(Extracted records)
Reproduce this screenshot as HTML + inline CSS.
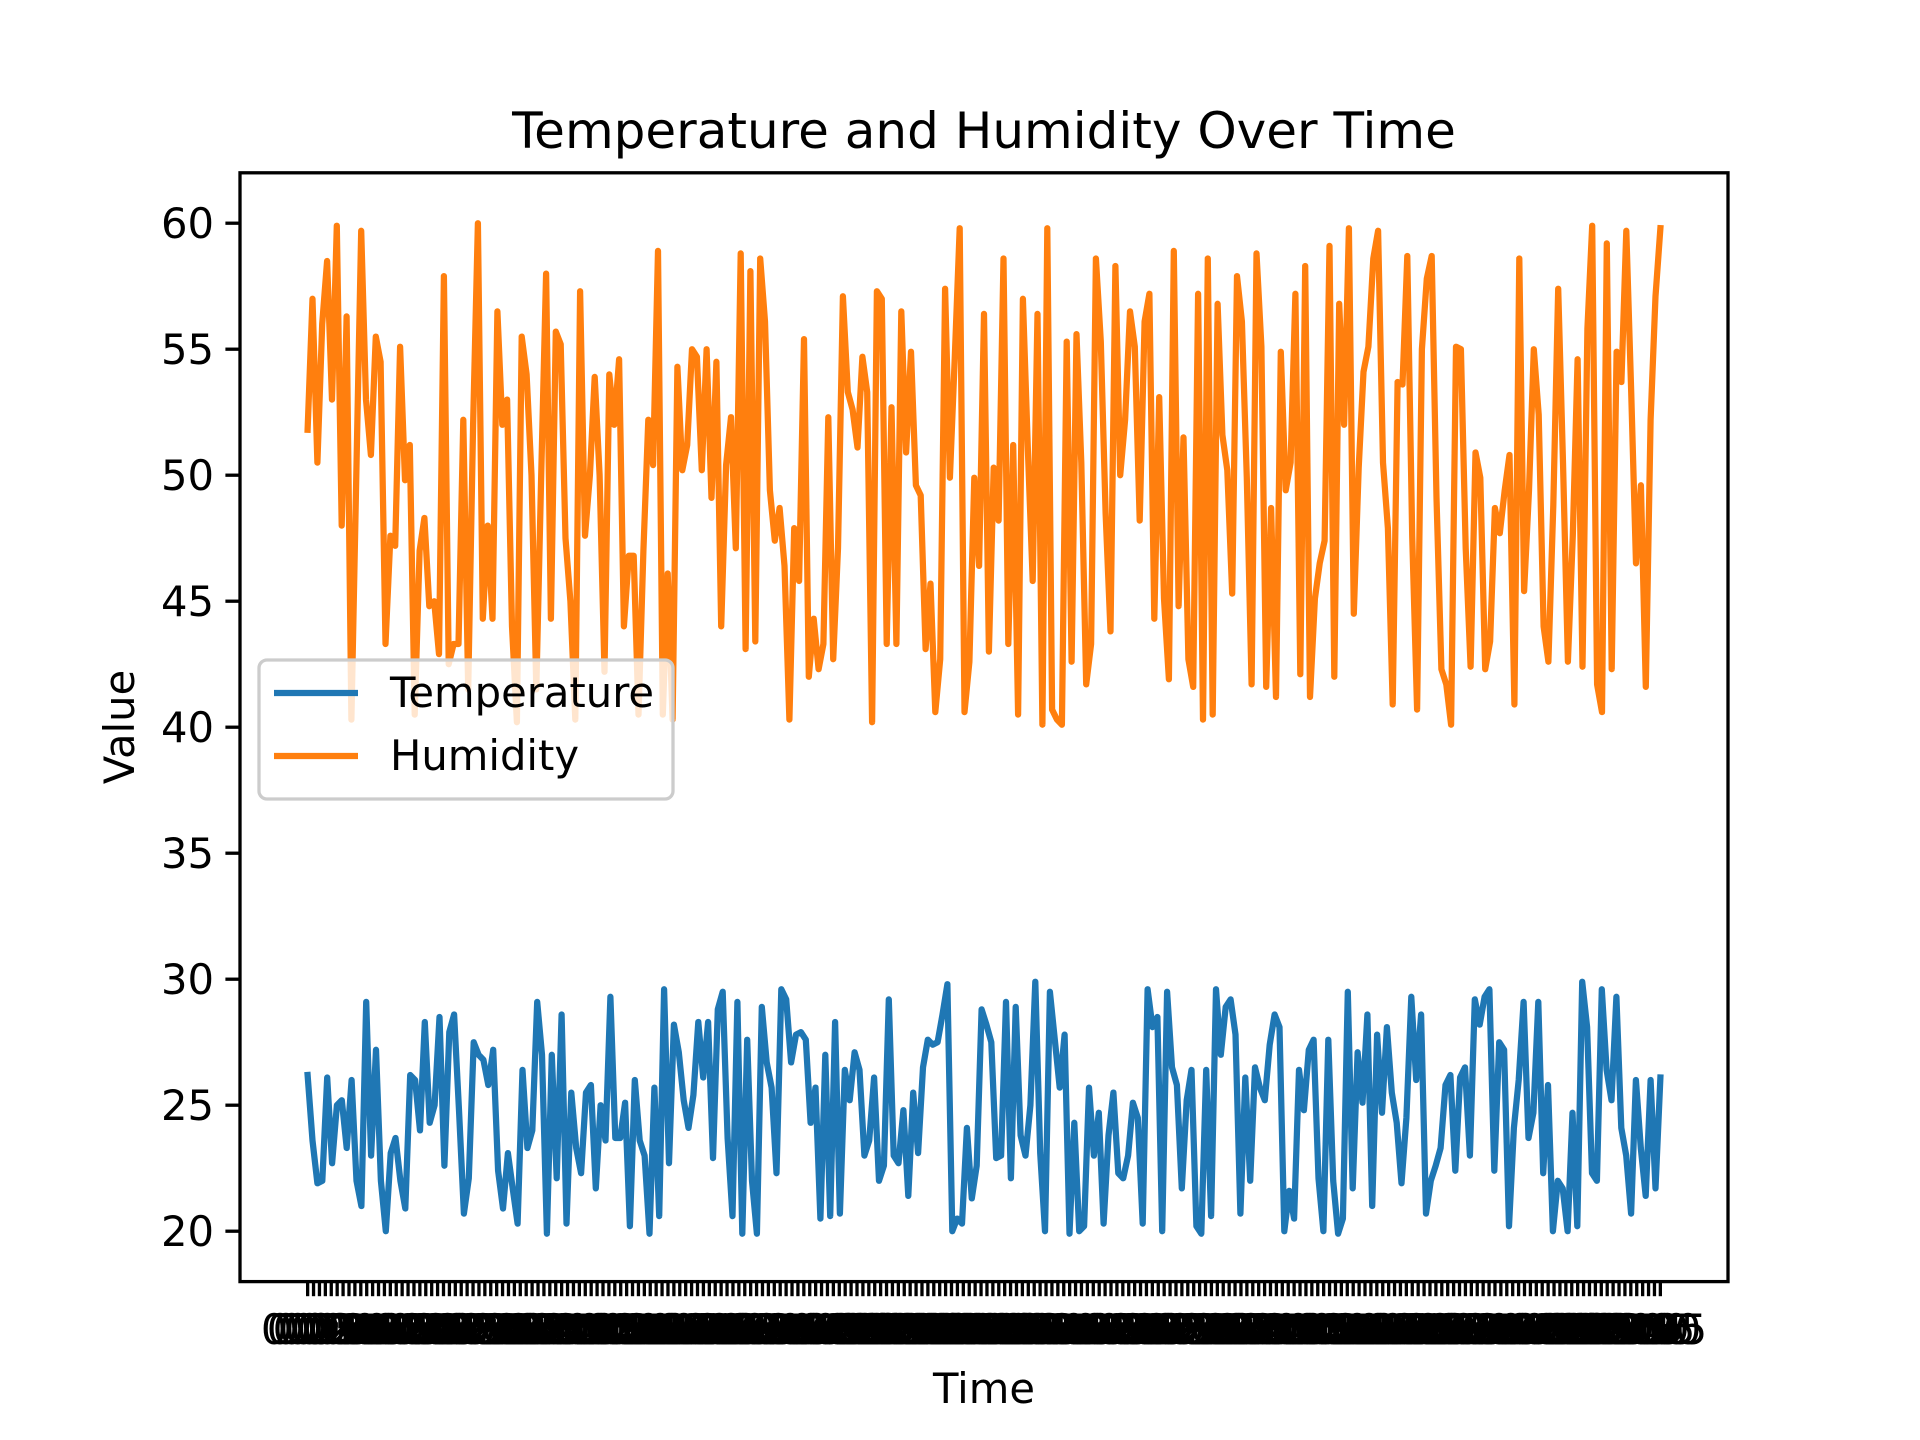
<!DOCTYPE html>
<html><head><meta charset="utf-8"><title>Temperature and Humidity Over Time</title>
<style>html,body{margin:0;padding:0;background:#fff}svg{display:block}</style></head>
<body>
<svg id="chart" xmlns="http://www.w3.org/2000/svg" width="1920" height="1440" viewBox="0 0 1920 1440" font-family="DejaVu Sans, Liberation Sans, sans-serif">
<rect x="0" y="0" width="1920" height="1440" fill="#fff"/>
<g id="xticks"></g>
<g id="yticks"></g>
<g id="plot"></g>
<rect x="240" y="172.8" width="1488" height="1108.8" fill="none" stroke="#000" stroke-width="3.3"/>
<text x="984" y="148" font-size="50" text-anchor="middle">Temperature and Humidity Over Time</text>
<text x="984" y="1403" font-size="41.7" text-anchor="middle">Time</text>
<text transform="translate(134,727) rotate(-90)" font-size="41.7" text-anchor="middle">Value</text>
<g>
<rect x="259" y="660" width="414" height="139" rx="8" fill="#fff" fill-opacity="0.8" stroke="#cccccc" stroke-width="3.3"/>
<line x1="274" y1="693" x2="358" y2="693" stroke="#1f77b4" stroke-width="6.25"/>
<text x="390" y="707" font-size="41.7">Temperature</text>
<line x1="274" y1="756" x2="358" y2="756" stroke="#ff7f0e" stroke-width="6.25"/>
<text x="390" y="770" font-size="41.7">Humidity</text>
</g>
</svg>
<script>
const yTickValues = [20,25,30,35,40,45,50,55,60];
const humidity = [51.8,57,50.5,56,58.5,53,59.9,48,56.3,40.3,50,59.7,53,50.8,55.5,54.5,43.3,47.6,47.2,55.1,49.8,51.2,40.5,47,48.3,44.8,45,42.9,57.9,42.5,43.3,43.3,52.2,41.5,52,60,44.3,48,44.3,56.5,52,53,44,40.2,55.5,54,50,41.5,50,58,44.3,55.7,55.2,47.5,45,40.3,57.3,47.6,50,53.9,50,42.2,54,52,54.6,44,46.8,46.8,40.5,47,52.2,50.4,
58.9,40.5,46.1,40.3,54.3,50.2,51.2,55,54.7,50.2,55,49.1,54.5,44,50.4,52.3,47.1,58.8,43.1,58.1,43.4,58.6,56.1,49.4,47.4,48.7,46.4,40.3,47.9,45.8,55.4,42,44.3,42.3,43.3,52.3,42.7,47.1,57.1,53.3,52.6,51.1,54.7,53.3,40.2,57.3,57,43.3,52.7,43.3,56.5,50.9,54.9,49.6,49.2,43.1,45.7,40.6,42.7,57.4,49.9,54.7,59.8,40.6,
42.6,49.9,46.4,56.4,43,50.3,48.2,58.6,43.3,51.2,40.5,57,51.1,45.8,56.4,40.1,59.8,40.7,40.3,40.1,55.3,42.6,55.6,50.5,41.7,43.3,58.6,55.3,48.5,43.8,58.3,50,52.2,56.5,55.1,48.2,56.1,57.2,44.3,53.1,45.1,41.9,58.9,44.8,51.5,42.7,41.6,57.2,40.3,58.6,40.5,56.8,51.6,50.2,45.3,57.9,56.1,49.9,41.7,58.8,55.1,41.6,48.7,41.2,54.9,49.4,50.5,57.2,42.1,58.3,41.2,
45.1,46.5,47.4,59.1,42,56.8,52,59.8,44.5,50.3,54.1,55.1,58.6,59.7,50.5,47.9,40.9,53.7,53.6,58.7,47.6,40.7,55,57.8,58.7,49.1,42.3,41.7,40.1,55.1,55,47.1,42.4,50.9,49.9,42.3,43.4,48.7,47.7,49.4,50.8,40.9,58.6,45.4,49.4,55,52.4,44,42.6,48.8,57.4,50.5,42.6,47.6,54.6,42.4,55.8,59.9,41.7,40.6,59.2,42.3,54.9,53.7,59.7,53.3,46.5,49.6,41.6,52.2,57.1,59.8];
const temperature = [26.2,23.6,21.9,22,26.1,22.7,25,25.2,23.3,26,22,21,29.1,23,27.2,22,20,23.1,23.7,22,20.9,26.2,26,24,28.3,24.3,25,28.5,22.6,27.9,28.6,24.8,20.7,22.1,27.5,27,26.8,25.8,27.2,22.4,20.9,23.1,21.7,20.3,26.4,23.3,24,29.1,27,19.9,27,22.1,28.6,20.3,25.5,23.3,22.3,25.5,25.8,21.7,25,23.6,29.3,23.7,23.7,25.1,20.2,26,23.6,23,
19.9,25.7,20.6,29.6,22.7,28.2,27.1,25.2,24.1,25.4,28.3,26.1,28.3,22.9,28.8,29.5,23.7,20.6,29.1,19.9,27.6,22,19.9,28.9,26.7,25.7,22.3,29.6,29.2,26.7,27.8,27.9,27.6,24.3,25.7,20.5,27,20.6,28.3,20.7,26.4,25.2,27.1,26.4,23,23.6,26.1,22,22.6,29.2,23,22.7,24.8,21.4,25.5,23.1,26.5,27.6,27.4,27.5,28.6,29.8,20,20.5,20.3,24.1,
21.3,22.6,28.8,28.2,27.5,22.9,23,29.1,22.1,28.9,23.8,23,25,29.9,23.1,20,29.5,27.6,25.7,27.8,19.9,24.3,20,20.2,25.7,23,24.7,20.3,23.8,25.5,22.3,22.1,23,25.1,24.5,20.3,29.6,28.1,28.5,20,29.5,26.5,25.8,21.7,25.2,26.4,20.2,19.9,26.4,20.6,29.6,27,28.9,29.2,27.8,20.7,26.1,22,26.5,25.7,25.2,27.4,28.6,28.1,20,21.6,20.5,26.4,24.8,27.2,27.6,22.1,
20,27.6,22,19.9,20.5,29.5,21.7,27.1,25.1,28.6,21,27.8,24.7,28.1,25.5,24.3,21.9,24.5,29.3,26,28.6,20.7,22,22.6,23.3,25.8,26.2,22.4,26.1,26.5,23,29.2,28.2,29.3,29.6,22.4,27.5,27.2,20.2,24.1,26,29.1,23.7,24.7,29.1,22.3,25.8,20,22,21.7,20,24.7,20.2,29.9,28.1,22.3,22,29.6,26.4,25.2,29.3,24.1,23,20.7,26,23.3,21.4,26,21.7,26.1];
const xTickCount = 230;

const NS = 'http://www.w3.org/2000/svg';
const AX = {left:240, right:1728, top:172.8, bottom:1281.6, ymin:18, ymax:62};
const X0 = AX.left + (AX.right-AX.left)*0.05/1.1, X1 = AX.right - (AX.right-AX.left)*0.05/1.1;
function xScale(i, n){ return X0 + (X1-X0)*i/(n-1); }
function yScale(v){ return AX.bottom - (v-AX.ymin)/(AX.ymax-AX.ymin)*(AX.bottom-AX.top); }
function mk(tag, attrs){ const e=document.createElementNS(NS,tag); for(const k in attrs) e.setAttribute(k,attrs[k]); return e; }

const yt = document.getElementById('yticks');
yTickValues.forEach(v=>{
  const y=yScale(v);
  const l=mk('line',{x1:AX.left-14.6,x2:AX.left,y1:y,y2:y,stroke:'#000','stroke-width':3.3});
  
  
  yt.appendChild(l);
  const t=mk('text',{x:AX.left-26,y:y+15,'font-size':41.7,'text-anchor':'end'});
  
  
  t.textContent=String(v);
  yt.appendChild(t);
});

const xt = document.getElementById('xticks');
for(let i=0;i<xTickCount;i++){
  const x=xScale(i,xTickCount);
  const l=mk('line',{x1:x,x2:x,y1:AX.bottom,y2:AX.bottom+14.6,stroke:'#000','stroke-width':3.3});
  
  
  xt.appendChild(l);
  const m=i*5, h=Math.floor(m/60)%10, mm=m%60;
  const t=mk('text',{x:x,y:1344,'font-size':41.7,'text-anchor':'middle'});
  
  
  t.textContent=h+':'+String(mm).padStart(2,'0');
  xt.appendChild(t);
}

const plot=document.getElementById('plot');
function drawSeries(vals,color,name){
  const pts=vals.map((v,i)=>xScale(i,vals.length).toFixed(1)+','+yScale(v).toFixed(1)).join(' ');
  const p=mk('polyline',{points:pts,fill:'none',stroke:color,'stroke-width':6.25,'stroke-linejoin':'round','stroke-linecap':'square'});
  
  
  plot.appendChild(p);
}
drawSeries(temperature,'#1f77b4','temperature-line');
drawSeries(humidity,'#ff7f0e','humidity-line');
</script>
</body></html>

* * *

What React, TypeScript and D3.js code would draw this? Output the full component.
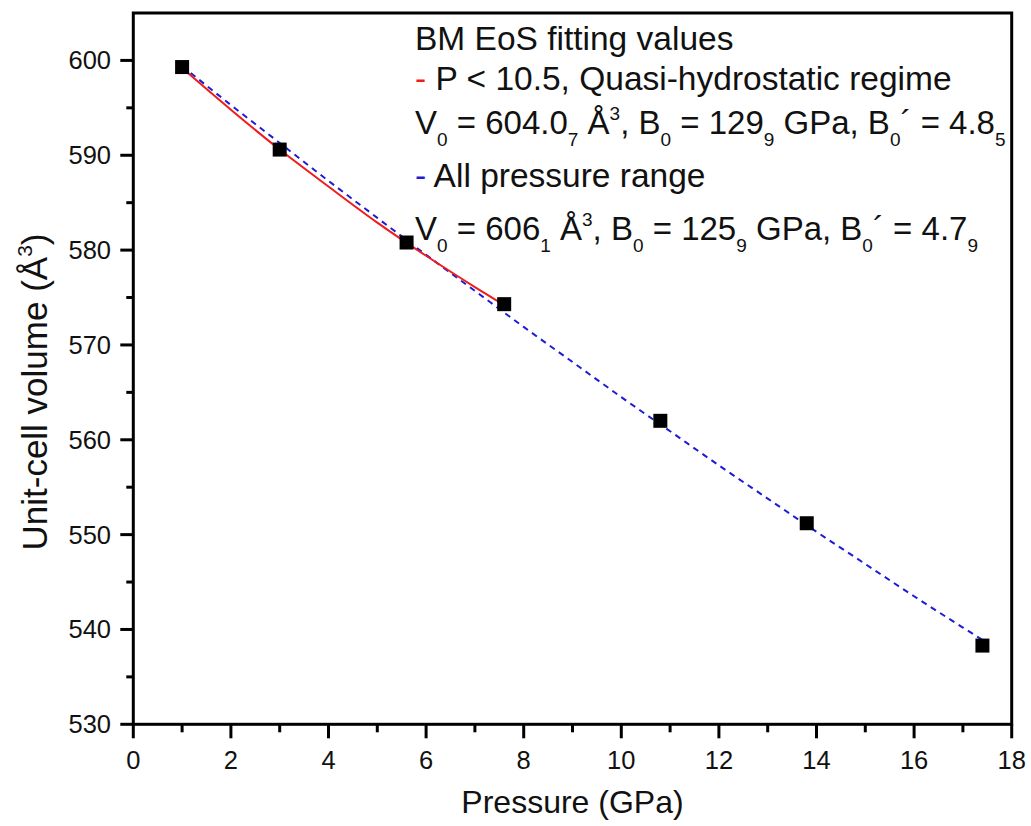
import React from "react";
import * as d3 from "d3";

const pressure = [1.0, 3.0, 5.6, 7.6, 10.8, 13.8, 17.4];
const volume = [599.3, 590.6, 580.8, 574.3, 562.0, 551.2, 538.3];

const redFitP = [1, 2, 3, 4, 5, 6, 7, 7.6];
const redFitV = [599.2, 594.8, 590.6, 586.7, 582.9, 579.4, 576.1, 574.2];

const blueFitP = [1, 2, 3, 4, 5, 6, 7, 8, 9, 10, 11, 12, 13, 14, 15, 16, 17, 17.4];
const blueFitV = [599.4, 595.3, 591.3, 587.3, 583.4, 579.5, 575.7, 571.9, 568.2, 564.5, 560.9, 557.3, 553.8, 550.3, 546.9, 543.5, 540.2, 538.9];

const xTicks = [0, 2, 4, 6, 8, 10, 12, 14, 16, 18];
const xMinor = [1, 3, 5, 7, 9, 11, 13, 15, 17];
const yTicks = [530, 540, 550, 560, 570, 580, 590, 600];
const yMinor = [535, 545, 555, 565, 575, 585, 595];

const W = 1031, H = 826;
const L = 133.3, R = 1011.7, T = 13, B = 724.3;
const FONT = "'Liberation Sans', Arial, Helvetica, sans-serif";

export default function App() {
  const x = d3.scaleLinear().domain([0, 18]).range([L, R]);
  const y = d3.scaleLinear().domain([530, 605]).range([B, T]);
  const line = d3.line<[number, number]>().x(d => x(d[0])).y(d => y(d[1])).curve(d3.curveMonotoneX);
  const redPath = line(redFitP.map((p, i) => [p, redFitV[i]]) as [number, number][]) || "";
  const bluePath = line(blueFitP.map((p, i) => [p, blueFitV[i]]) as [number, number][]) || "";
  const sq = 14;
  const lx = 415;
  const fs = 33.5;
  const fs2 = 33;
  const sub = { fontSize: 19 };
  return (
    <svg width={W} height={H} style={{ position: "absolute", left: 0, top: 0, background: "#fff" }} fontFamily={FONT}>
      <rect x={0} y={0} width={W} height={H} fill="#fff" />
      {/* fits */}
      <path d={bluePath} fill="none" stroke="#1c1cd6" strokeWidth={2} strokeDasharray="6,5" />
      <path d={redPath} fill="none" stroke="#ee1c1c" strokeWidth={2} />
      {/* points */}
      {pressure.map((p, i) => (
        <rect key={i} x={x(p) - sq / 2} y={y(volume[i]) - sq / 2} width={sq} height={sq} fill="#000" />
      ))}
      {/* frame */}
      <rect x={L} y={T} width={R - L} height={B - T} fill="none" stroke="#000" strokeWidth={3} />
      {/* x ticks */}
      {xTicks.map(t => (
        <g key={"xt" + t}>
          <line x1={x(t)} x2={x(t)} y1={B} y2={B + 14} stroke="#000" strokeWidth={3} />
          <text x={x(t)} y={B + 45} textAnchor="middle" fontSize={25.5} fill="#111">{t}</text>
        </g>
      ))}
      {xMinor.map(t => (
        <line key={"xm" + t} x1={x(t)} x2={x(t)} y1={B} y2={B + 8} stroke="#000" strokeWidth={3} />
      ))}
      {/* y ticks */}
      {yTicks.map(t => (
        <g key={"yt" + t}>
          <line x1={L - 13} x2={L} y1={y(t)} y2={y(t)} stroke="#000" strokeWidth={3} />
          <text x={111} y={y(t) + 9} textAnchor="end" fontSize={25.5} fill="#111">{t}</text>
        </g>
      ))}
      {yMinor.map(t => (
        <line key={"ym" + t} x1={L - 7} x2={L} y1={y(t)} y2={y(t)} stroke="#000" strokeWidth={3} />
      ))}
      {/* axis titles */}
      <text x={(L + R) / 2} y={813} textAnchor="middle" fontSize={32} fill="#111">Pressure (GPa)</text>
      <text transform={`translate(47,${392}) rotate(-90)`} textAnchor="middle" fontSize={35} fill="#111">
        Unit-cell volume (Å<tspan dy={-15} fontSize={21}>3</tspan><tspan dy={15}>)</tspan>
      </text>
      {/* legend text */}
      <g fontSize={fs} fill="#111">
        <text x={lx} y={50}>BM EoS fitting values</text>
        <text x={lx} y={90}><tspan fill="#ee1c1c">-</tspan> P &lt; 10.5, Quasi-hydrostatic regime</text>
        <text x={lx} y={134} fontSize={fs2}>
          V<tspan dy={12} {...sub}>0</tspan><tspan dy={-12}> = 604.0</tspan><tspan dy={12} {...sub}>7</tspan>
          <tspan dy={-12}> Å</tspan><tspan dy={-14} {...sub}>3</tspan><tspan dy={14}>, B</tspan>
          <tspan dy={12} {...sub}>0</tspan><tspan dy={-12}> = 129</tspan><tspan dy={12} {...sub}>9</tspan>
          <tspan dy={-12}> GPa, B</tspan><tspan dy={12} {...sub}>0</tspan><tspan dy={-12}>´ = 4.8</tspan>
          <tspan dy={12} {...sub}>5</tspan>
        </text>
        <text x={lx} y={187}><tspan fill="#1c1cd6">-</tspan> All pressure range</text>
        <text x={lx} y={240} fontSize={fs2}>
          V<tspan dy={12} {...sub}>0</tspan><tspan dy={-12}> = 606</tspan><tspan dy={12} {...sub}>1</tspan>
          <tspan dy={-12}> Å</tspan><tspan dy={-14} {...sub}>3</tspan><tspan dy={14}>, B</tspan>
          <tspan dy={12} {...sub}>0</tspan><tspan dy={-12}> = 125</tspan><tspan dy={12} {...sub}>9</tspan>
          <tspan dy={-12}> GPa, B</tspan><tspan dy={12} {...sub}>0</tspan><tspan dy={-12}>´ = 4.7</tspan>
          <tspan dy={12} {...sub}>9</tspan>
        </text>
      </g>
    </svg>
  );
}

* * *

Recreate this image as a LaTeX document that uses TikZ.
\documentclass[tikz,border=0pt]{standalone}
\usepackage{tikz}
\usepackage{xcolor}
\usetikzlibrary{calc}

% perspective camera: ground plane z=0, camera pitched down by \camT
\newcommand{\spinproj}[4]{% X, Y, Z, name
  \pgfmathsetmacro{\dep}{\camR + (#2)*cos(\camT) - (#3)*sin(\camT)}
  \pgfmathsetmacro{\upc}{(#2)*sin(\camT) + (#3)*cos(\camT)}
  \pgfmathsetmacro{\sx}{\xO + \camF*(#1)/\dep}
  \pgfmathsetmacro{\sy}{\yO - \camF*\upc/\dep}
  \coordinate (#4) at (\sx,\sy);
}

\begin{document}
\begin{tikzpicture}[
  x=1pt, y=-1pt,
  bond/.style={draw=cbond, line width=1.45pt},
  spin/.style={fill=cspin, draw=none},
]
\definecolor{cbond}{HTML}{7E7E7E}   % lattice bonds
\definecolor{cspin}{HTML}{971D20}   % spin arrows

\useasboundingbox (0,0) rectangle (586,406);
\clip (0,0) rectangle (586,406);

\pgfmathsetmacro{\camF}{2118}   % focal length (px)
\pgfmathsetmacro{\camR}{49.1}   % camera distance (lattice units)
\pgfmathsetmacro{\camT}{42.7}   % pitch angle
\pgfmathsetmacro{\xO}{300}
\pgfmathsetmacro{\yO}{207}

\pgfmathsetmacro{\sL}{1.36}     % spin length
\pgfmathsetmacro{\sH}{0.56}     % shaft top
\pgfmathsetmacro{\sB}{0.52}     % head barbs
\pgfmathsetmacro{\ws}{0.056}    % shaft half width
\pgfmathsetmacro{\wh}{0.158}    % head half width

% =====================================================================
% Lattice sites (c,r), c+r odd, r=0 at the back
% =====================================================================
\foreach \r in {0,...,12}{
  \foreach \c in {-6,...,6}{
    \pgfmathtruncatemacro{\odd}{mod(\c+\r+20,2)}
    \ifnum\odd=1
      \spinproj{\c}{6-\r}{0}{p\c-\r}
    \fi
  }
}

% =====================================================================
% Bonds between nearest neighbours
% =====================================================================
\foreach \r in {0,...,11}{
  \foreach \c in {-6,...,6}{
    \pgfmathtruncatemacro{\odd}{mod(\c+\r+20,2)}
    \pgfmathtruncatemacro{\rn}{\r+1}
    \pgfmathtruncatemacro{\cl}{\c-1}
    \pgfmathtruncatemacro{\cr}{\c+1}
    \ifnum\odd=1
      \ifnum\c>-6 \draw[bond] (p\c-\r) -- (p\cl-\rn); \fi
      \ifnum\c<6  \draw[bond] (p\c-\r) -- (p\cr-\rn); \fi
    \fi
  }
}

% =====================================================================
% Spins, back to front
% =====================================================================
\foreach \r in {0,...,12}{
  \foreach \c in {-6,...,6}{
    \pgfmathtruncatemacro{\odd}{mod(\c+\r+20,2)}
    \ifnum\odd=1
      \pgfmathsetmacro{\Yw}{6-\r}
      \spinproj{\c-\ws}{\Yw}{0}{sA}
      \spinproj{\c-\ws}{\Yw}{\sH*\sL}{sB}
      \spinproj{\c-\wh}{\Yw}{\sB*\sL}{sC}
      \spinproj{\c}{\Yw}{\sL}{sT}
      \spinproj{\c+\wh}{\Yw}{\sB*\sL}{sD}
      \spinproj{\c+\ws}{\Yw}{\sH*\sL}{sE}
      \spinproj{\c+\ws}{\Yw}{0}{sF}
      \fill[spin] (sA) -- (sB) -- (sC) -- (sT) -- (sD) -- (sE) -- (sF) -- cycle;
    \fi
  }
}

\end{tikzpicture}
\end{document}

**Work required:**
From the records above, copy exactly the stretch from the line holding "What React, TypeScript" through the line holding "562.0, 551.2, 538.3];", both ends included, without the pictures.

**Solution to the exercise:**
What React, TypeScript and D3.js code would draw this? Output the full component.
import React from "react";
import * as d3 from "d3";

const pressure = [1.0, 3.0, 5.6, 7.6, 10.8, 13.8, 17.4];
const volume = [599.3, 590.6, 580.8, 574.3, 562.0, 551.2, 538.3];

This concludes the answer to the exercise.